Possidonia Gontijo of the University of California in Los Angeles wondered if our brains lump brand names into their own special category. They are unlike any other class of word because they are consistently represented in the same way, with unique fonts, cases and colours.

And unlike proper names, they usually apply to a group of objects. Most people know of only one 'Taj Mahal', for instance, but "Sony" conjures up everything from TVs to computers and cameras.

Gontijo and her colleagues tested how quickly and accurately 48 students recognised hundreds of words as real or not. The real words were brand names like 'Compaq' and common nouns like 'river'. 'Non words' were 108 meaningless letter strings like 'beash' and 'noerds'. The students saw the words either all in capitals, or all in lower case, flashed to the left or the right side of a computer screen.

The results suggested that students recognised the common nouns most quickly and accurately, followed by the brand names, then non words. Whether common nouns were in capitals or lower case made no difference. But the students recognised brand names more accurately when they were in capital letters - information clearly of interest to advertisers.

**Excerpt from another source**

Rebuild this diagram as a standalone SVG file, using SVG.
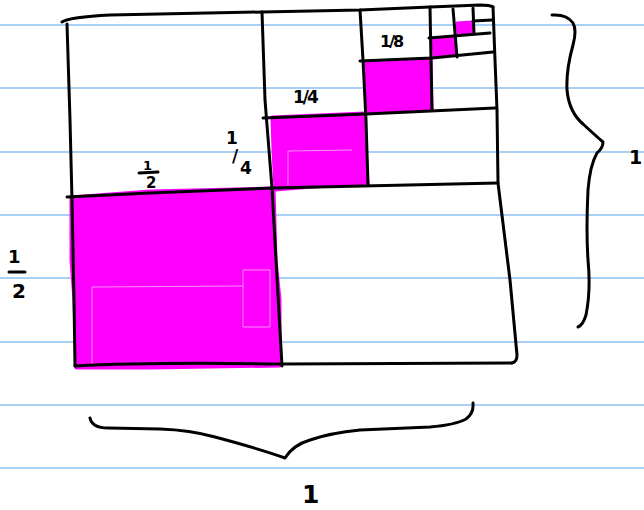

Also, common names were most easily recognised in the right visual field - which connects most strongly to the left side of the brain. But this effect was less strong for the brand names, suggesting the right side of the brain plays a bigger role in identifying brand names.

Jones claims that this not totally surprising because the right side of the brain deals with emotions: "A brand's power is that it conjures up a whole range of associations and ideas, which are primarily emotional."

Additional work by Gontijo suggests that people recognise personal proper names more quickly and accurately than brand names, leaving brand names in a class all of their own.